Hani terör bitmişti?
Sandık taşıma ve birleştirme taleplerinin ilk sırasında güvenlik gerekçesinin gelmesi AKP hükümetin son bir yıldır terörü bittiği söylemiyle de çelişti. Hükümet yetkilileri özellikle olağanüstü hal döneminde terörün bittiğine yönelik açıklamalar yapmıştı. İçişleri Bakanı Süleyman Soylu, erken seçimin gündeme gelmesinden önce 21 Mart 2018’de yaptığı konuşmada “Artık bu işi bitirmek, Doğu ve Güneydoğu illerimizi terörle anılır halden kurtarmak zorundayız. İnanın Türkiye, terörle mücadelesinde bugüne kadar hiç olmadığı kadar güçlüdür ve bilmenizi istiyorum ki, sona yaklaşmıştır” diye konuşmuştu. Soylu, önceki gün yaptığı açıklamada da muhalefet partisi liderlerine ‘’Ne battı size? Doğu ve Güneydoğu’daki huzur mu battı size? Gecenin ikisine, üçüne kadar o insanlar, Doğu ve Güneydoğu’da sokaklarda geziyorlar. 16 yaşındaki kız anasının dizinin dibinden dağa götürülüp terörist yapılamıyor. Akşener, sana bu mu battı? Erbakan’ın partisi, sana bu mu battı? Sayın Muharrem İnce, sana bu mu battı’’ dedi.
"Terör gündemden çıktı"
Dün Siirt’teki mitingde yurttaşlara seslenen Başbakan Binali Yıldırım da 26 Mayıs 2016’da Başbakan olduğunda terörü ve bölücü terör örgütünü milletin gündeminden çıkaracaklarını söylediğini anımsatarak şunları söyledi: “Hamdolsun terör Türkiye’nin ve Siirt’in gündeminden çıkmıştır. Bunun için ne gerekiyorsa yaptık daha fazlasını yapacağız. Artık evlatlarımızı kandıramıyorlar, dağa çıkaramıyorlar, çıkaramayacaklar.”

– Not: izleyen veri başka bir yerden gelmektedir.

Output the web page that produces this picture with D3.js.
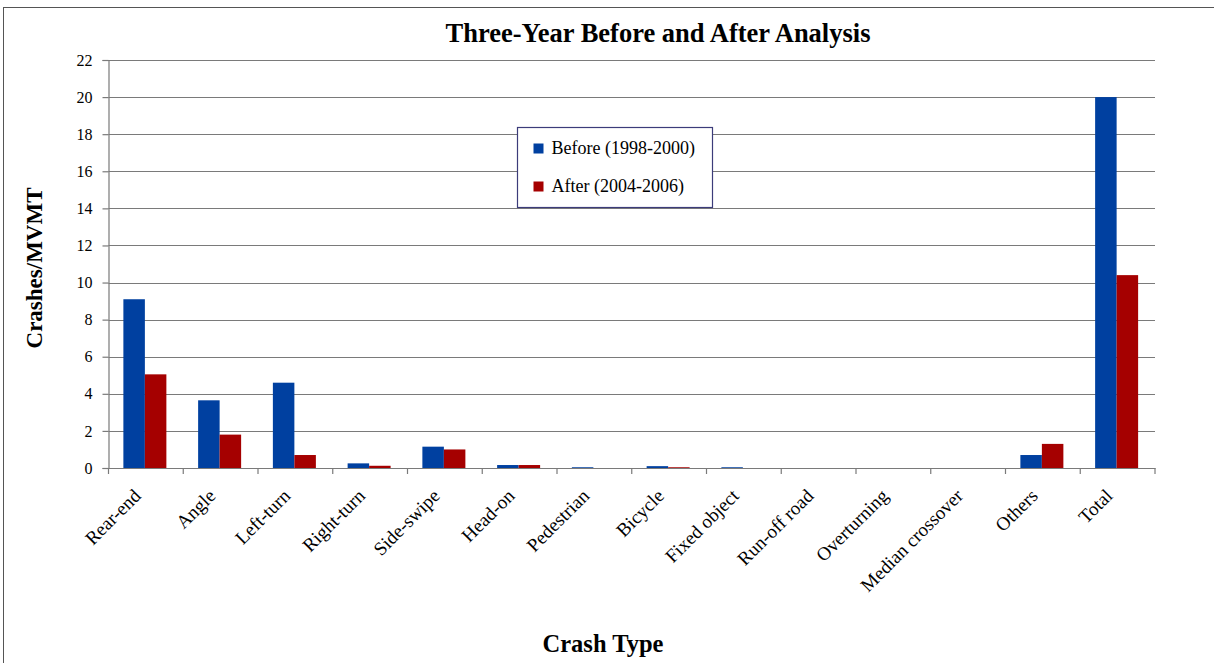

Ancak erken seçimin gündeme gelmesinin ardından 19 ilde yaklaşık 145 bin seçmeni etkileyen sandık birleştirme taleplerinin ilk sırasında güvenlik gerekçesinin gelmesi akılları karıştırdı. Üstelik terör olaylarının en üst noktaya çıktığı 1 Kasım 2015’de yapılan seçimde bile söz konusu köylerde sandıklar taşınmazken, 24 Haziran seçimlerinde güvenliğin gerekçe olması dikkat çekti.
"Somut sebep belirtilmedi"
YSK’nin sandık birleştirme kararına Erhan Çiftçi, Nilgün Hacımahmutoğlu ve Yunus Aykın katılmamış ve karşı oy kullanarak muhalefet şerhi yazmıştı. Şerhte şöyle dnemişti:
“Sandıkların taşınması ya da sandık bölgelerinin birleştirilmesine ilişkin talepler incelendiğinde, 1 Kasım 2015 genel seçimleri ile 16 Nisan 2017 halkoylamasında adı geçen mahallerde sandık kurulmuş ve seçimler gerçekleştirilmiştir. Bu kez bu mahallere yönelik herhangi somut bir seçim güvenliği sebebi belirtilmeden idare tarafından soyut gerekçeler ileri sürülerek sandıkların taşınmasına ya da birleştirilmesine karar vermek, bu mahallere ilişkin seçmen sayısı ve taşınmasına karar verilen yere olan uzaklığı nazara alındığında hakkın kullanımının özünü ortadan kaldırabilecek şekilde olduğu dikkate alınmalıdır. Bu nedenlerle 1 Kasım 2015 Genel Seçimleri ile 16 Nisan 2017 halk oylamasında sandık kurulan mahallerde bu kez sandık kurulmamasını haklı kılacak özel sebepler ortaya konulmaması karşısında sandıkların taşınması ve birleştirilmesine ilişkin sayın çoğunluğun görüşüne katılmıyoruz."